Try to keep mortgage shopping within a short time frame rather than dragging it out over months. Avoid opening new credit cards, financing furniture, or taking on a new car payment while preparing to buy. Keep existing accounts current and avoid large balance increases on revolving credit.
It also helps to ask lenders about their process before authorizing a pull. Find out whether they start with a soft inquiry, whether they offer a true preapproval or only a basic prequalification, and what documentation they need to give you accurate guidance.
If you are comparing lenders, compare more than just rate quotes. Fees, loan structure, mortgage insurance, reserve requirements, and communication style all matter. A slightly lower rate is not always the best deal if the process is confusing or the loan is a poor fit.

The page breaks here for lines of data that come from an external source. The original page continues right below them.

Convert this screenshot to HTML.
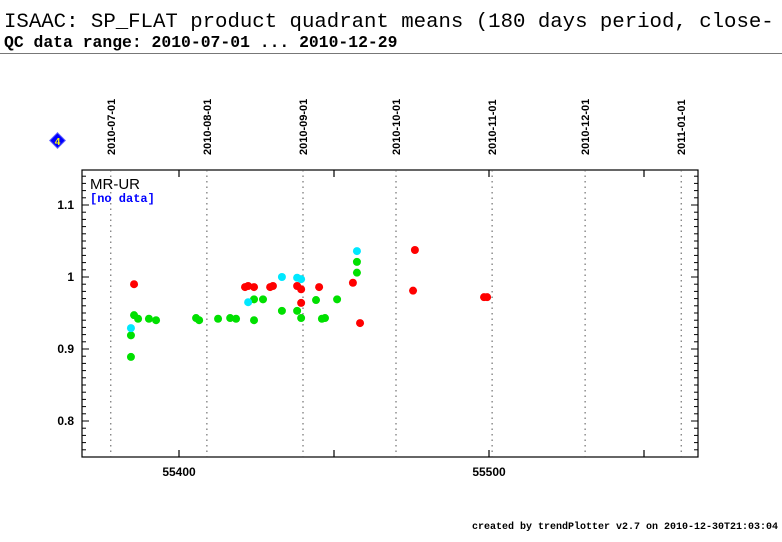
<!DOCTYPE html>
<html><head><meta charset="utf-8"><style>
body{margin:0;background:#fff;}
svg{display:block;font-family:"Liberation Sans",sans-serif;}
</style></head><body>
<svg id="chart" width="782" height="542" viewBox="0 0 782 542" xmlns="http://www.w3.org/2000/svg">
<text x="4" y="27" font-family="Liberation Mono, monospace" font-size="20.7" fill="#000">ISAAC: SP_FLAT product quadrant means (180 days period, close-</text>
<text x="4" y="47" font-family="Liberation Mono, monospace" font-size="16.4" font-weight="bold" fill="#000">QC data range: 2010-07-01 ... 2010-12-29</text>
<line x1="0" y1="53.5" x2="782" y2="53.5" stroke="#777" stroke-width="1"/>
<g>
<rect x="52" y="135" width="11" height="11" fill="#0000ff" stroke="#6666ff" transform="rotate(45 57.5 140.5)"/>
<text x="57.5" y="145" font-size="10" font-weight="bold" fill="#ffff00" text-anchor="middle">4</text>
</g>
<rect x="82" y="170" width="616" height="287" fill="none" stroke="#000" stroke-width="1.2"/>
<g id="grid"></g><g id="ticks"></g><g id="points"></g>
<text x="90" y="189" font-family="Liberation Sans, sans-serif" font-size="15" fill="#000">MR-UR</text>
<text x="90" y="202" font-family="Liberation Mono, monospace" font-size="12" font-weight="bold" fill="#0000ff">[no data]</text>
<text x="778" y="529" font-family="Liberation Mono, monospace" font-size="10" font-weight="bold" text-anchor="end" fill="#000">created by trendPlotter v2.7 on 2010-12-30T21:03:04</text>
</svg>
<script>
const dateLabels=["2010-07-01","2010-08-01","2010-09-01","2010-10-01","2010-11-01","2010-12-01","2011-01-01"];
const dateMjd=[55378,55409,55440,55470,55501,55531,55562];
const xTicks=[55400,55500];
const yTicks=[0.8,0.9,1.0,1.1];
const yTickLabels=["0.8","0.9","1","1.1"];
const redX=[55385.5,55421.3,55422.3,55424.2,55429.4,55430.3,55438.1,55439.4,55439.4,55445.2,55456.1,55458.4,55476.1,55475.5,55498.4,55499.4];
const redY=[0.990,0.986,0.9875,0.986,0.986,0.9875,0.9875,0.983,0.964,0.986,0.992,0.936,1.0375,0.981,0.972,0.972];
const cyanX=[55384.5,55422.3,55433.2,55438.1,55439.4,55457.4];
const cyanY=[0.929,0.965,1.0,0.999,0.997,1.036];
const greenX=[55384.5,55384.5,55385.5,55386.8,55390.3,55392.6,55405.5,55406.5,55412.6,55416.5,55418.4,55424.2,55424.2,55427.1,55433.2,55438.1,55439.4,55444.2,55446.1,55447.1,55451,55457.4,55457.4];
const greenY=[0.889,0.919,0.947,0.942,0.942,0.940,0.943,0.940,0.942,0.943,0.942,0.969,0.940,0.969,0.953,0.953,0.943,0.968,0.942,0.943,0.969,1.006,1.021];
const NS="http://www.w3.org/2000/svg";
const L=82,R=698,T=170,B=457;
function xs(m){return 179+(m-55400)*3.1;}
function ys(v){return 277-(v-1)*720;}
function mk(t,a,p){const e=document.createElementNS(NS,t);for(const k in a)e.setAttribute(k,a[k]);p.appendChild(e);return e;}
const grid=document.getElementById('grid'),ticks=document.getElementById('ticks'),pts=document.getElementById('points'),svg=document.getElementById('chart');
dateMjd.forEach((m,i)=>{
 const x=xs(m);
 const g=mk('line',{x1:x,y1:T,x2:x,y2:B,stroke:'#555','stroke-width':1,'stroke-dasharray':'1.5,4'},grid);
 
 
 const t=mk('text',{x:0,y:0,'font-size':11,'font-weight':'bold',fill:'#000',transform:`translate(${x+4},155) rotate(-90)`},svg);
 t.textContent=dateLabels[i];
 
 
});
for(let m=55350;m<=55600;m+=50){const x=xs(m);if(x<L||x>R)continue;
 mk('line',{x1:x,y1:B,x2:x,y2:B-7,stroke:'#000','stroke-width':1.2},ticks);mk('line',{x1:x,y1:T,x2:x,y2:T+7,stroke:'#000','stroke-width':1.2},ticks);}
xTicks.forEach(m=>{const t=mk('text',{x:xs(m),y:476,'font-size':12,'font-weight':'bold','text-anchor':'middle'},svg);t.textContent=String(m);
 
 });
for(let k=75;k<=114;k++){const v=k/100,y=ys(v);if(y<T||y>B)continue;const len=(k%10==0)?7:4;
 mk('line',{x1:L,y1:y,x2:L+len,y2:y,stroke:'#000'},ticks);mk('line',{x1:R,y1:y,x2:R-len,y2:y,stroke:'#000'},ticks);}
yTicks.forEach((v,i)=>{const t=mk('text',{x:74,y:ys(v)+4,'font-size':12,'font-weight':'bold','text-anchor':'end'},svg);t.textContent=yTickLabels[i];
 
 });
function series(X,Y,col,name){X.forEach((m,i)=>{const c=mk('circle',{cx:xs(m),cy:ys(Y[i]),r:4,fill:col},pts);
 
 });}
series(greenX,greenY,'#00e000','point-green');
series(cyanX,cyanY,'#00e8ff','point-cyan');
series(redX,redY,'#ff0000','point-red');
</script>
</body></html>
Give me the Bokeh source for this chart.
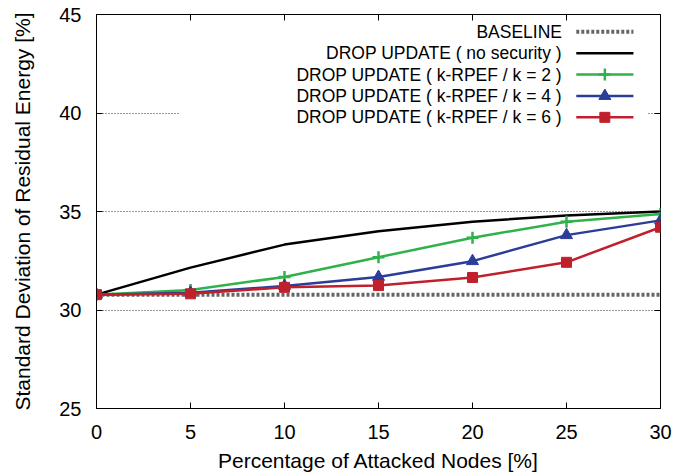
from bokeh.plotting import figure
from bokeh.models import (ColumnDataSource, Range1d, FixedTicker, LinearAxis,
                          Label, BoxAnnotation)
from bokeh.embed import file_html
from bokeh.resources import INLINE

# ---------------- data ----------------
attacked_pct = [0, 5, 10, 15, 20, 25, 30]
baseline = [30.78, 30.78, 30.78, 30.78, 30.78, 30.78, 30.78]
no_security = [30.78, 32.15, 33.32, 34.00, 34.48, 34.80, 35.00]
k2 = [30.78, 31.02, 31.68, 32.68, 33.67, 34.48, 34.87]
k4 = [30.78, 30.88, 31.22, 31.68, 32.48, 33.80, 34.55]
k6 = [30.78, 30.82, 31.15, 31.24, 31.65, 32.42, 34.20]

x_ticks = [0, 5, 10, 15, 20, 25, 30]
y_ticks = [25, 30, 35, 40, 45]
grid_ticks = [30, 35, 40]

series_labels = ["BASELINE",
                 "DROP UPDATE ( no security )",
                 "DROP UPDATE ( k-RPEF / k = 2 )",
                 "DROP UPDATE ( k-RPEF / k = 4 )",
                 "DROP UPDATE ( k-RPEF / k = 6 )"]

FONT = "Liberation Sans"
GREEN = "#2fb24a"
BLUE = "#2b3d98"
RED = "#c0202c"
GRAY = "#666666"

src = ColumnDataSource(dict(x=attacked_pct, base=baseline, nosec=no_security,
                            k2=k2, k4=k4, k6=k6))

p = figure(width=672, height=474, output_backend="svg", toolbar_location=None,
           x_range=Range1d(0, 30), y_range=Range1d(25, 45),
           min_border_left=96, min_border_right=12, min_border_top=14,
           min_border_bottom=65)
p.background_fill_color = "white"
p.border_fill_color = "white"
p.outline_line_color = "black"
p.outline_line_width = 1

# axes
for ax, ticks in ((p.xaxis[0], x_ticks), (p.yaxis[0], y_ticks)):
    ax.ticker = FixedTicker(ticks=ticks)
    ax.major_tick_in = 6
    ax.major_tick_out = 0
    ax.minor_tick_line_color = None
    ax.axis_line_color = "black"
    ax.major_tick_line_color = "black"
    ax.major_label_text_font = FONT
    ax.major_label_text_font_size = "20px"
    ax.major_label_text_color = "black"
    ax.axis_label_text_font = FONT
    ax.axis_label_text_font_size = "21px"
    ax.axis_label_text_font_style = "normal"
    ax.axis_label_text_color = "black"

p.xaxis.axis_label = "Percentage of Attacked Nodes [%]"
p.yaxis.axis_label = "Standard Deviation of Residual Energy [%]"
p.xaxis.major_label_standoff = 16
p.xaxis.axis_label_standoff = 7
p.yaxis.major_label_standoff = 15
p.yaxis.axis_label_standoff = 22

# mirrored ticks on top and right (no labels)
top_ax = LinearAxis(ticker=FixedTicker(ticks=x_ticks), major_tick_in=6, major_tick_out=0,
                    minor_tick_line_color=None, major_label_text_font_size="1px",
                    major_label_text_color=None,
                    major_label_overrides={t: "" for t in x_ticks},
                    major_label_standoff=0, axis_line_color=None)
right_ax = LinearAxis(ticker=FixedTicker(ticks=y_ticks), major_tick_in=6, major_tick_out=0,
                      minor_tick_line_color=None, major_label_text_font_size="1px",
                      major_label_text_color=None,
                      major_label_overrides={t: "" for t in y_ticks},
                      major_label_standoff=0, axis_line_color=None)
p.add_layout(top_ax, "above")
p.add_layout(right_ax, "right")

# grid
p.xgrid.grid_line_color = None
p.ygrid.ticker = FixedTicker(ticks=grid_ticks)
p.ygrid.grid_line_color = "#333333"
p.ygrid.grid_line_dash = "1 2"
p.ygrid.grid_line_width = 1

# legend background (opaque key box)
key_box = BoxAnnotation(left=4.42, right=29.31, bottom=39.28, top=44.95,
                        fill_color="white", fill_alpha=1.0, line_color=None,
                        level="underlay")
p.add_layout(key_box)

# series
p.line("x", "base", source=src, line_color=GRAY, line_width=4, line_dash="3 2")
p.line("x", "nosec", source=src, line_color="black", line_width=2.5)
p.line("x", "k2", source=src, line_color=GREEN, line_width=2.5)
p.scatter("x", "k2", source=src, marker="cross", size=12, line_color=GREEN, line_width=2.5)
p.line("x", "k4", source=src, line_color=BLUE, line_width=2.5)
p.scatter("x", "k4", source=src, marker="triangle", size=12, fill_color=BLUE, line_color=BLUE)
p.line("x", "k6", source=src, line_color=RED, line_width=2.5)
p.scatter("x", "k6", source=src, marker="square", size=10, fill_color=RED, line_color=RED)

# custom key (text right-aligned, sample on the right)
key_text_x = 24.76
key_x0, key_x1 = 25.52, 28.56
key_mid = (key_x0 + key_x1) / 2
key_y0, key_dy = 44.12, 1.085
styles = [
    dict(color=GRAY, width=4, dash="3 2", marker=None),
    dict(color="black", width=2.5, dash="solid", marker=None),
    dict(color=GREEN, width=2.5, dash="solid", marker="cross"),
    dict(color=BLUE, width=2.5, dash="solid", marker="triangle"),
    dict(color=RED, width=2.5, dash="solid", marker="square"),
]
marker_size = {"cross": 12, "triangle": 12, "square": 10}
for i, (lab, st) in enumerate(zip(series_labels, styles)):
    yy = key_y0 - i * key_dy
    p.add_layout(Label(x=key_text_x, y=yy, text=lab, text_align="right",
                       text_baseline="middle", text_font=FONT,
                       text_font_size="17.5px", text_color="black"))
    p.line([key_x0, key_x1], [yy, yy], line_color=st["color"], line_width=st["width"],
           line_dash=st["dash"])
    if st["marker"]:
        p.scatter([key_mid], [yy], marker=st["marker"], size=marker_size[st["marker"]],
                  line_color=st["color"], fill_color=st["color"],
                  line_width=2.5 if st["marker"] == "cross" else 1)

open("out.html", "w").write(file_html(p, INLINE))
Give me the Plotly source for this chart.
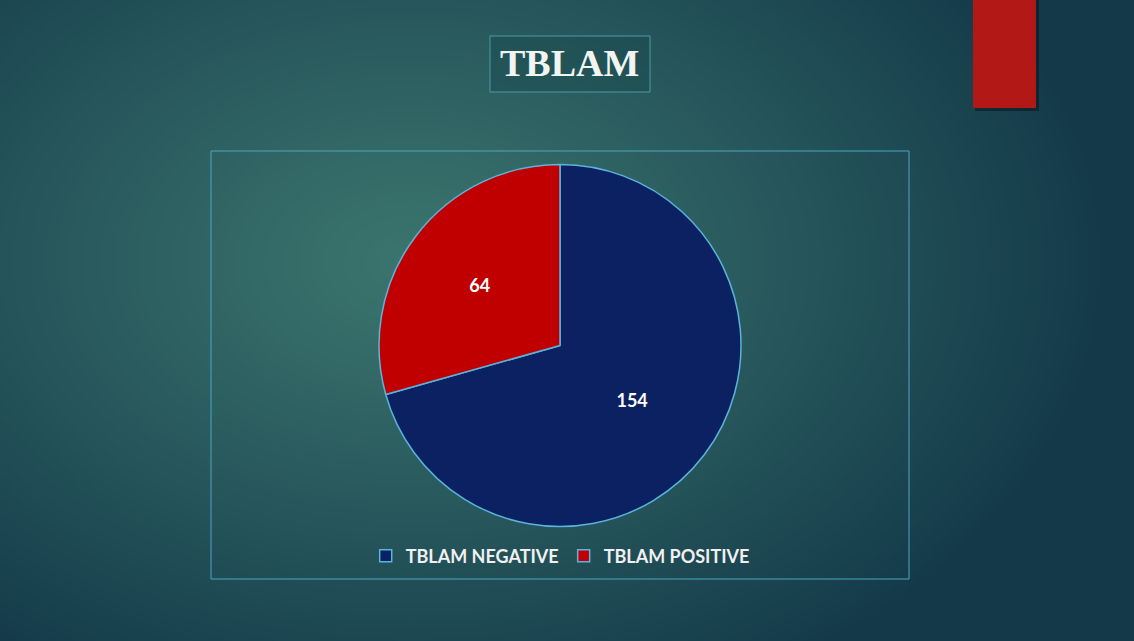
import base64, struct, zlib
import numpy as np
import plotly.graph_objects as go

# ---- data ----
labels = ["TBLAM NEGATIVE", "TBLAM POSITIVE"]
values = [154, 64]
colors = ["#0c2161", "#c00000"]
title_text = "TBLAM"

W, H = 1134, 641

# ---- background gradient as PNG data URI ----
def make_png(arr):
    h, w, _ = arr.shape
    raw = b"".join(b"\x00" + arr[i].tobytes() for i in range(h))
    def chunk(t, d):
        c = struct.pack(">I", len(d)) + t + d
        return c + struct.pack(">I", zlib.crc32(t + d) & 0xffffffff)
    png = b"\x89PNG\r\n\x1a\n"
    png += chunk(b"IHDR", struct.pack(">IIBBBBB", w, h, 8, 2, 0, 0, 0))
    png += chunk(b"IDAT", zlib.compress(raw, 9))
    png += chunk(b"IEND", b"")
    return "data:image/png;base64," + base64.b64encode(png).decode()

sw, sh = W // 2, H // 2
yy, xx = np.mgrid[0:sh, 0:sw].astype(float)
xx *= 2; yy *= 2
cx, cy = 410, 260
d = np.sqrt(((xx - cx) / 700) ** 2 + ((yy - cy) / 480) ** 2)
t = np.clip(d, 0, 1) ** 1.1
inner = np.array([0x3b, 0x75, 0x6e], float)
outer = np.array([0x14, 0x3a, 0x4a], float)
img = inner[None, None, :] * (1 - t[..., None]) + outer[None, None, :] * t[..., None]
img = np.clip(img, 0, 255).astype(np.uint8)
bg_uri = make_png(img)

fig = go.Figure()
fig.add_trace(go.Pie(
    labels=labels, values=values, sort=False, direction="clockwise", rotation=0,
    marker=dict(colors=colors, line=dict(color="#5ab4dc", width=1.5)),
    textinfo="value", insidetextorientation="horizontal",
    textfont=dict(family="Lato", size=18, color="white", weight="bold"),
    hoverinfo="label+value",
    domain=dict(x=[379 / W, 741 / W], y=[1 - 527 / H, 1 - 164 / H]),
))

shapes = [
    # chart area box
    dict(type="rect", xref="paper", yref="paper",
         x0=211 / W, x1=909 / W, y0=1 - 579 / H, y1=1 - 151 / H,
         line=dict(color="#4aa6c4", width=1), fillcolor="rgba(0,0,0,0)", layer="below"),
    # title box
    dict(type="rect", xref="paper", yref="paper",
         x0=490 / W, x1=650 / W, y0=1 - 92 / H, y1=1 - 36 / H,
         line=dict(color="#4d9aa8", width=1), fillcolor="rgba(20,70,75,0.35)", layer="below"),
    # red bar shadow
    dict(type="rect", xref="paper", yref="paper",
         x0=975 / W, x1=1039 / W, y0=1 - 111 / H, y1=1.0,
         line=dict(width=0), fillcolor="rgba(0,0,0,0.35)", layer="below"),
    # red bar
    dict(type="rect", xref="paper", yref="paper",
         x0=973 / W, x1=1036 / W, y0=1 - 108 / H, y1=1.0,
         line=dict(width=0), fillcolor="#b21816", layer="below"),
]

fig.update_layout(
    width=W, height=H,
    margin=dict(l=0, r=0, t=0, b=0),
    paper_bgcolor="#1a4552",
    plot_bgcolor="rgba(0,0,0,0)",
    images=[dict(source=bg_uri, xref="paper", yref="paper", x=0, y=1,
                 sizex=1, sizey=1, sizing="stretch", layer="below",
                 xanchor="left", yanchor="top")],
    shapes=shapes,
    annotations=[dict(text=title_text, xref="paper", yref="paper",
                      x=569 / W, y=1 - 63 / H, showarrow=False,
                      xanchor="center", yanchor="middle",
                      font=dict(family="Liberation Serif", size=38, color="#f2f4f2",
                                weight="bold"))],
    showlegend=True,
    legend=dict(orientation="h", x=0.494, xanchor="center", y=1 - 556 / H, yanchor="middle",
                font=dict(family="Lato", size=18, color="#f0f0f0", weight="bold"),
                bgcolor="rgba(0,0,0,0)", itemwidth=30, tracegroupgap=0),
)

fig.write_html("out.html", config={"displayModeBar": False},
               post_script="document.body.style.margin='0';document.body.style.padding='0';")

A common mistake: confusing prequalification with preapproval
Some buyers hear that a lender can prequalify them without hurting credit and assume that is enough. Sometimes it is. Often it is not.
Prequalification is usually a lighter review based on information you provide, and it may not involve a hard credit check. It can be helpful for early planning. But a true preapproval carries more weight because the lender has reviewed credit, income, assets, and supporting documents more carefully.
If you are casually browsing, prequalification may be fine. If you are ready to make an offer, especially in a competitive market, preapproval is usually the stronger move.
The real question is whether it helps you move forward
For most buyers, the fear around credit impact is bigger than the actual effect. Yes, a formal mortgage preapproval can trigger a hard inquiry. Yes, that may lower your score slightly. But in the normal course of buying a home, that is often a manageable and temporary part of the process.
A thoughtful preapproval gives you clarity. It helps you shop with confidence, compare loan options more accurately, and avoid expensive surprises later. If you are unsure whether the timing is right, ask for guidance first. The best mortgage conversations are not about pressure. They are about getting clear on your numbers so your next step feels informed, not rushed.
A few points on your credit score matter, but making a smart home financing decision matters more.